I add some Row Filter for testing.

S curve.knwf (872,1 Ko)

Hope I understand your problem and give some hint for the solution : I think it gives a way to solve what is suggested in the title of this post !
Best,
Joel

1 Like

I appreciate that, let me have a look later, as I don’t have access to KNIME at this moment. I’ve submitted simplified excel sheet, whilst keeping the headings the same and keeping the relevant information - if this helps.
KNIME Dummy.xlsx (20.9 KB)

1 Like

Thanks !
Take a look at my proposal and we can continue the discussion.

Best,
Joel

Thanks Joel!!

That is pretty much what I’m after. Is there a way to automate the filter based on all entries in a particular code library? So instead of just UPS, we filter out the data for each name entry and each time it exports a smaller file for which I can perform manipulation.

I came across a reference row filter but I don’t think that is the correct way of doing this?

Ultimately, I’d like to have S curve data for each code that has been used on a single sheet, but this is something for me to think about to see if it is the best way of presenting it.

Regards

Lahiru

Hi !
I’m glad to hear it :slight_smile:
For the filter : yes I insert Row Filter for testing.
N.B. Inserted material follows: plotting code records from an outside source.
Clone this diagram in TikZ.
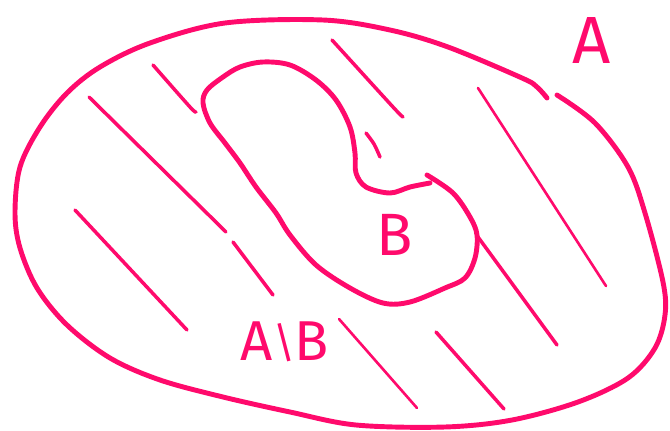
\documentclass[tikz,border=0pt]{standalone}
\usepackage{fontspec}
\setmainfont{Fira Sans}
\usepackage{tikz}
\usetikzlibrary{positioning}

\definecolor{setpink}{HTML}{FF0A6C}
\tikzset{
  setline/.style={draw=setpink, line width=2.8pt, line cap=round, line join=round},
  hatch/.style={draw=setpink, line width=2pt, line cap=round},
  thinhatch/.style={draw=setpink, line width=1.5pt, line cap=round},
  setlabel/.style={text=setpink, inner sep=0pt}
}

\begin{document}
\begin{tikzpicture}[x=0.02cm, y=-0.02cm]
  \useasboundingbox (0,0) rectangle (670,430);

  % set A
  \draw[setline] plot[smooth, tension=0.55] coordinates {
    (557,95) (595,123) (628,167) (645,213) (663,282) (665,315) (655,348)
    (628,378) (578,402) (512,420) (445,427) (356,425) (290,412) (223,397)
    (160,380) (110,358) (67,325) (37,288) (20,248) (15,213) (20,167)
    (40,127) (67,93) (100,67) (150,43) (225,23) (323,20) (390,30)
    (448,47) (522,78) (537,87) (547,98)};

  % set B
  \draw[setline] plot[smooth, tension=0.55] coordinates {
    (430,183) (410,187) (390,193) (366,187) (356,173) (355,153) (350,127)
    (336,100) (316,80) (290,65) (263,62) (240,67) (223,77) (207,90)
    (203,103) (210,123) (225,143) (240,163) (256,187) (276,213) (290,235)
    (316,265) (350,288) (383,303) (410,302) (445,288) (465,278) (475,258)
    (477,235) (470,217) (453,193) (427,175)};

  % hatching of A\B
  \draw[hatch] plot[smooth] coordinates {(153,65) (190,107) (196,112)};
  \draw[hatch] (89,97) -- (226,232);
  \draw[hatch] (233,242) -- (273,295);
  \draw[hatch] (75,210) -- (187,330);
  \draw[hatch] plot[smooth] coordinates {(332,40) (393,107) (403,117)};
  \draw[hatch] plot[smooth] coordinates {(366,133) (374,144) (380,157)};
  \draw[thinhatch] (478,88) -- (606,286);
  \draw[hatch] (478,237) -- (557,345);
  \draw[hatch] (436,332) -- (504,409);
  \draw[thinhatch] (339,319) -- (417,408);

  % labels
  \node[setlabel] (labelA) at (592,40) {\fontsize{38}{40}\selectfont A};
  \node[setlabel] (labelB) at (395,235) {\fontsize{34}{36}\selectfont B};
  \node[setlabel] (labelAB) at (285,342)
    {\fontsize{32}{34}\selectfont A{\fontsize{24}{26}\selectfont\raisebox{2pt}{\textbackslash}}B};
\end{tikzpicture}
\end{document}
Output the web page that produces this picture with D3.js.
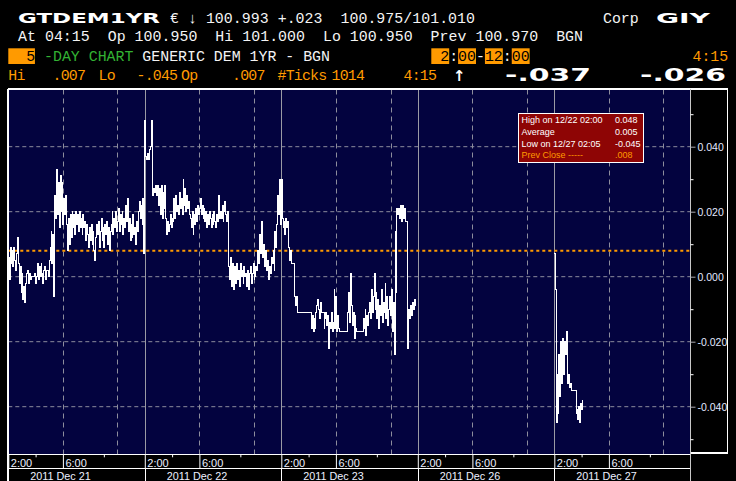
<!DOCTYPE html>
<html><head><meta charset="utf-8">
<script src="https://cdn.jsdelivr.net/npm/d3@7"></script>
<style>html,body{margin:0;padding:0;background:#000;overflow:hidden}svg{display:block}</style>
</head><body>
<svg id="c" width="736" height="481"></svg>
<script>
// ---------------- data ----------------
const dayLabels = ["2011 Dec 21", "2011 Dec 22", "2011 Dec 23", "2011 Dec 26", "2011 Dec 27"];
const sampleMinutes = 4;          // spacing of the readings below, from 2:00 each session
const sessionMinutes = 600;       // 2:00 - 12:00
// yield change readings, one every 4 minutes from 2:00
const dec21 = [.006,-.001,.009,.004,.008,.003,.009,.005,.002,.007, .012,.004,
  -.002,.003,-.005,.001,-.007,-.003,-.008,-.002,.001,
  .002,-.002,.001,-.001,0,0,0,0,.001,-.002,0,
  .004,-.001,.003,0,.004,.001,-.002,.002,.003,-.001,.002,
  .002,0,.005,.009, .014,.004,.013,-.006, .025,.018,.033,
  .019,.029,.015,.031,.020,.029,.016,.024,.019,.025,.016, .008,.018,.010,
  .019,.012,.020,.015,.019,.013,.020,.016,.019,.014,.020,.015,.018,.013,.019,.015,.017,.011,.016,
  .013,.009,.015,.011,.016,.010,.014,.008,.005,.012,.016,
  .013,.017,.009,.014,.018,.011,.015,.009,.016,.013,.017,.010,.015,.008,.014,
  .016,.020,.013,.018,.015,.020,.014,.017,.021,.014,.019,.016,.020,.013,.018,.015,.022,.017,
  .024,.014,.018,.011,.016,.012,.019,.013,.015,.010,.017,.014,.020,.023,.018,
  .022,.016,.024,.007];
const dec22 = [.048, .037,.036,.038,.036,.039, .040,.048,.042,.025,
  .027,.026,.028,.025,.028,.022,.027,.019,.028,.018,.026,.021,.028,.018,
  .013,.017,.014,.016,.019,.015,.018,.017,
  .024,.018,.025,.020,.022,.019,.026,.021,.024,.019,.030,.022,.027,.020,.025,.021,.023,.019,
  .018,.015,.020,.013,.019,.016,.021,.017,.022,.019,.021,
  .024,.019,.022,.018,.021,.017,.020,.015,.019,.016,.020,.018,.015,.019,.016,.020,.017,.015,.019,.017,.025,.018,
  .020,.018,.022,.017,.020,.023,.019,.017,.020, .003,
  -.001,.006,-.003,.004,0,-.004,.003,-.002,.004,-.001,.002,-.003,.004,0,.002,
  -.002,.003,0,.001,-.003,.002,-.004,.001,.003,-.002,.001,.004,-.001,0,.003,
  .002,.008,.004,.013,.007,.017,.006,.010,
  .006,.003,.008,.002,.005,-.001,.003,.001,.006,.004,.008,.002,.014,.009,.016,
  .025,.019,.030,.016];
const dec23 = [.030,.018, .015,.017,.013,.018,.015,.017, .009,.005,.008, .004,.004,.004,.004,
  -.006,-.009,-.006,-.011,
  -.011,-.011,-.011,-.011,-.011,-.011,-.011,-.011,-.011,-.011,-.011,-.011,-.011,-.011,
  -.016,-.012,-.017,-.013,-.016,-.011, -.009,-.007,-.010,-.013,-.008,-.011,
  -.011,-.011,-.016,-.013,-.011,
  -.015,-.012,-.022,-.014,-.016,-.011,-.017,-.014,-.004,-.016,-.006,-.017,-.012,-.016,
  -.017,-.017,-.017,-.017,-.017,-.017,-.017,-.017,-.017,
  -.011,-.005,-.014,.001,-.009, -.015,-.011,-.019,-.012,-.016,
  -.017,-.017,-.017,-.017,-.017,-.017,-.017,
  -.013,-.016,-.010,-.018,-.012,-.015,-.011,
  -.008,-.013,-.004,-.011,-.006,.001,-.010,
  -.005,-.013,-.007,-.016,-.009,-.012,-.004,-.014,-.008,-.011,-.002,-.013,-.006,-.015,-.010,
  -.006,-.012,-.004,-.017,-.008, -.024,
  .014,-.005,.021,.019,.021,.018, .022,.017,.022,.018,.021,.017, .017,.017, -.022,
  -.010,-.013,-.009,-.012,-.008,-.010,-.007,-.009,-.008];
const dec26 = [];
const dec27 = [.007,-.004,-.045,-.030,-.042,-.024,-.037,-.020,-.033,-.019,-.030,-.020,-.024,-.017,
  -.031,-.033,-.030,-.034,-.033,-.035,-.035,-.035,-.035,-.035,
  -.042,-.041,-.044,-.040,-.045,-.039,-.041,-.038,-.038];
const prevClose = 0.008;
const yTicks = [-0.04, -0.02, 0, 0.02, 0.04];
const yMinorTicks = [-0.05, -0.03, -0.01, 0.01, 0.03, 0.05];
const timeLabels = ["2:00", "6:00"];
const timeLabelMinutes = [0, 240];
const timeMinorMinutes = [120, 420];
const gridMinutes = [240, 480];
const legendLabels = ["High on 12/22 02:00", "Average", "Low on 12/27 02:05", "Prev Close -----"];
const legendValues = ["0.048", "0.005", "-0.045", ".008"];

// ---------------- drawing ----------------
const svg = d3.select("#c");
const ORANGE = "#ff9a00", WHITE = "#f4f4f4", MONO = "'Liberation Mono', 'DejaVu Sans Mono', monospace";
const SANS = "'Liberation Sans', Arial, sans-serif";
const BOLD = "'DejaVu Sans', sans-serif";

const L = 8.3, R = 690.8, T = 89.5, B = 454;
const x = d3.scaleLinear().domain([0, dayLabels.length * sessionMinutes]).range([L, R]);
const y = d3.scaleLinear().domain([-0.04, 0.04]).range([406.7, 146.7]);

svg.append("rect").attr("width", 736).attr("height", 481).attr("fill", "#000");
svg.append("rect").attr("x", L).attr("y", T).attr("width", R - L).attr("height", B - T).attr("fill", "#03033f");

// gridlines
const grid = svg.append("g");
grid.selectAll("line.h").data(yTicks).join("line")
  .attr("x1", L).attr("x2", R).attr("y1", d => y(d)).attr("y2", d => y(d))
  .attr("stroke", "#8d8d9d").attr("stroke-width", 1).attr("stroke-dasharray", "4,3");
const vGrid = [];
dayLabels.forEach((_, d) => gridMinutes.forEach(m => vGrid.push(d * sessionMinutes + m)));
grid.selectAll("line.v").data(vGrid).join("line")
  .attr("x1", d => Math.round(x(d)) + 0.5).attr("x2", d => Math.round(x(d)) + 0.5)
  .attr("y1", T).attr("y2", B)
  .attr("stroke", "#8d8d9d").attr("stroke-width", 1).attr("stroke-dasharray", "5,4");
grid.selectAll("line.d").data(d3.range(1, dayLabels.length)).join("line")
  .attr("x1", d => Math.round(x(d * sessionMinutes)) + 0.5).attr("x2", d => Math.round(x(d * sessionMinutes)) + 0.5)
  .attr("y1", T).attr("y2", B)
  .attr("stroke", "#9a9aa4").attr("stroke-width", 1);

// prev close line
svg.append("line").attr("x1", L).attr("x2", R).attr("y1", y(prevClose)).attr("y2", y(prevClose))
  .attr("stroke", ORANGE).attr("stroke-width", 2).attr("stroke-dasharray", "3,3");

// price line
svg.append("clipPath").attr("id", "clip").append("rect")
  .attr("x", L).attr("y", T).attr("width", R - L).attr("height", B - T);
const toPts = (arr, d) => arr.map((v, i) => [d * sessionMinutes + i * sampleMinutes, v]);
const seg1 = [].concat(toPts(dec21, 0), toPts(dec22, 1), toPts(dec23, 2));
const seg2 = [].concat(toPts(dec26, 3), toPts(dec27, 4));
const line = d3.line().x(p => x(p[0])).y(p => y(p[1])).curve(d3.curveStepAfter);
svg.append("g").attr("clip-path", "url(#clip)").selectAll("path").data([seg1, seg2]).join("path")
  .attr("d", line).attr("fill", "none").attr("stroke", "#fff").attr("stroke-width", 1)
  .attr("shape-rendering", "crispEdges");

// frame lines
const frame = svg.append("g").attr("stroke", "#fff").attr("stroke-width", 1.3).attr("shape-rendering", "crispEdges");
frame.append("line").attr("x1", L - 0.5).attr("x2", 728).attr("y1", 89).attr("y2", 89);
frame.append("line").attr("x1", 8).attr("x2", 8).attr("y1", 89).attr("y2", 481);
frame.append("line").attr("x1", 727.5).attr("x2", 727.5).attr("y1", 89).attr("y2", 453);
frame.append("line").attr("x1", R).attr("x2", 728).attr("y1", 453).attr("y2", 453);
frame.append("line").attr("x1", 8).attr("x2", R).attr("y1", 454.3).attr("y2", 454.3);
frame.append("line").attr("x1", 8).attr("x2", R).attr("y1", 468.5).attr("y2", 468.5);
svg.append("line").attr("x1", 690.5).attr("x2", 690.5).attr("y1", 89).attr("y2", 481)
  .attr("stroke", "#c8c8c8").attr("stroke-width", 1);

// right axis
const yAxis = svg.append("g").attr("transform", "translate(690.5,0)")
  .call(d3.axisRight(y).tickValues(yTicks).tickSize(5).tickPadding(2).tickFormat(d => d.toFixed(3)));
yAxis.select(".domain").remove();
yAxis.selectAll(".tick line").attr("stroke", "#a8a8b0");
yAxis.selectAll("text").attr("fill", "#e2e8ff").attr("font-family", SANS).attr("font-size", 10.5);
const yMinor = svg.append("g").attr("transform", "translate(690.5,0)")
  .call(d3.axisRight(y).tickValues(yMinorTicks).tickSize(3).tickFormat(""));
yMinor.select(".domain").remove();
yMinor.selectAll(".tick line").attr("stroke", "#fff");

// bottom axis
const xMajor = [], xMinor = [];
dayLabels.forEach((_, d) => {
  timeLabelMinutes.forEach(m => xMajor.push(d * sessionMinutes + m));
  timeMinorMinutes.forEach(m => xMinor.push(d * sessionMinutes + m));
});
const xAxis = svg.append("g").attr("transform", "translate(0,454.3)")
  .call(d3.axisBottom(x).tickValues(xMajor).tickSize(14.2)
    .tickFormat(v => timeLabels[timeLabelMinutes.indexOf(v % sessionMinutes)]));
xAxis.select(".domain").remove();
xAxis.selectAll(".tick line").attr("stroke", "#fff");
xAxis.selectAll(".tick text").attr("text-anchor", "start").attr("x", 2).attr("y", 12.3).attr("dy", 0)
  .attr("fill", "#eef0ff").attr("font-family", SANS).attr("font-size", 11);
const xMin = svg.append("g").attr("transform", "translate(0,454.3)")
  .call(d3.axisBottom(x).tickValues(xMinor).tickSize(3).tickFormat(""));
xMin.select(".domain").remove();
xMin.selectAll(".tick line").attr("stroke", "#fff");
svg.append("g").selectAll("line").data(d3.range(1, dayLabels.length)).join("line")
  .attr("x1", d => Math.round(x(d * sessionMinutes)) + 0.5).attr("x2", d => Math.round(x(d * sessionMinutes)) + 0.5)
  .attr("y1", 468).attr("y2", 481).attr("stroke", "#fff");
svg.append("g").selectAll("text").data(dayLabels).join("text")
  .attr("x", (d, i) => x(i * sessionMinutes) + 22).attr("y", 480)
  .attr("fill", "#eef0ff").attr("font-family", SANS).attr("font-size", 10.8).text(d => d);

// legend box
const lg = svg.append("g");
lg.append("rect").attr("x", 518.5).attr("y", 113.5).attr("width", 125).attr("height", 49)
  .attr("fill", "#8e0505").attr("stroke", "#fff").attr("stroke-width", 1);
legendLabels.forEach((t, i) => {
  const c = i === 3 ? ORANGE : "#fff";
  lg.append("text").attr("x", 521.5).attr("y", 123.3 + i * 11.6).attr("fill", c)
    .attr("font-family", SANS).attr("font-size", 9).text(t);
  lg.append("text").attr("x", 615).attr("y", 123.3 + i * 11.6).attr("fill", c)
    .attr("font-family", SANS).attr("font-size", 9).text(legendValues[i]);
});

// ---------------- header ----------------
const hd = svg.append("g");
function mono(xp, yp, txt, fill, len) {
  const t = hd.append("text").attr("x", xp).attr("y", yp).attr("fill", fill)
    .attr("font-family", MONO).attr("font-size", 14.9).attr("xml:space", "preserve")
    .style("white-space", "pre").text(txt);
  if (len) t.attr("textLength", len).attr("lengthAdjust", "spacing");
  return t;
}
function bold(xp, yp, txt, size, len) {
  return hd.append("text").attr("x", xp).attr("y", yp).attr("fill", "#fff")
    .attr("font-family", BOLD).attr("font-weight", "bold").attr("font-size", size)
    .attr("textLength", len).attr("lengthAdjust", "spacingAndGlyphs").text(txt);
}
// line 1
bold(18, 22.7, "GTDEM1YR", 14, 142);
mono(170, 22.7, "€ ↓ 100.993 +.023  100.975/101.010", WHITE, 305);
mono(603, 22.7, "Corp", WHITE);
bold(656, 22.7, "GIY", 14, 54);
// line 2
mono(18, 40.5, "At 04:15  Op 100.950  Hi 101.000  Lo 100.950  Prev 100.970  BGN", WHITE, 565);
// line 3
const cw = 8.94;
hd.append("rect").attr("x", 8.3).attr("y", 48.3).attr("width", 3 * cw - 0.2).attr("height", 15.7).attr("fill", ORANGE);
[[0, 2], [3, 2], [6, 2], [9, 2]].forEach(([c, n]) =>
  hd.append("rect").attr("x", 431.3 + c * cw).attr("y", 48.3).attr("width", n * cw).attr("height", 15.7).attr("fill", ORANGE));
const l3 = hd.append("text").attr("x", 8.3).attr("y", 61).attr("font-family", MONO).attr("font-size", 14.9)
  .attr("xml:space", "preserve").style("white-space", "pre");
l3.append("tspan").attr("fill", "#000").text("  5 ");
l3.append("tspan").attr("fill", "#33b233").text("-DAY CHART");
l3.append("tspan").attr("fill", WHITE).text(" GENERIC DEM 1YR - BGN");
const r3 = hd.append("text").attr("x", 431.3).attr("y", 61).attr("font-family", MONO).attr("font-size", 14.9)
  .attr("xml:space", "preserve").style("white-space", "pre");
[[" 2", "#000"], [":", WHITE], ["00", "#000"], ["-", WHITE], ["12", "#000"], [":", WHITE], ["00", "#000"]]
  .forEach(([t, c]) => r3.append("tspan").attr("fill", c).text(t));
mono(692.5, 61, "4:15", ORANGE);
// line 4
[["Hi", 8.3], [".007", 52.5], ["Lo", 98.5], ["-.045", 136.5], ["Op", 181], [".007", 232], ["#Ticks", 277.5], ["1014", 331.5], ["4:15", 403.5]]
  .forEach(([t, xp]) => mono(xp, 80, t, ORANGE).attr("letter-spacing", -0.8));
hd.append("text").attr("x", 453).attr("y", 81).attr("fill", "#fff").attr("font-family", BOLD)
  .attr("font-weight", "bold").attr("font-size", 15).text("↑");
bold(505, 81, "-.037", 17, 86);
bold(640, 81, "-.026", 17, 86);
</script>
</body></html>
You can either suppress the node or make the node do… nothing. For example choose “wildcards” and put “*” in value (this means : take all).
But there are some problems : entry can be missing and the workflow fails for examples. I notice that columns names can be “ID…” : it would be better to use as many identifiers as possible. Alternativly, some tests can be done before calcultion etc etc.
It’s a question of data, meaning of data and quanlity.

Best regards,
Joel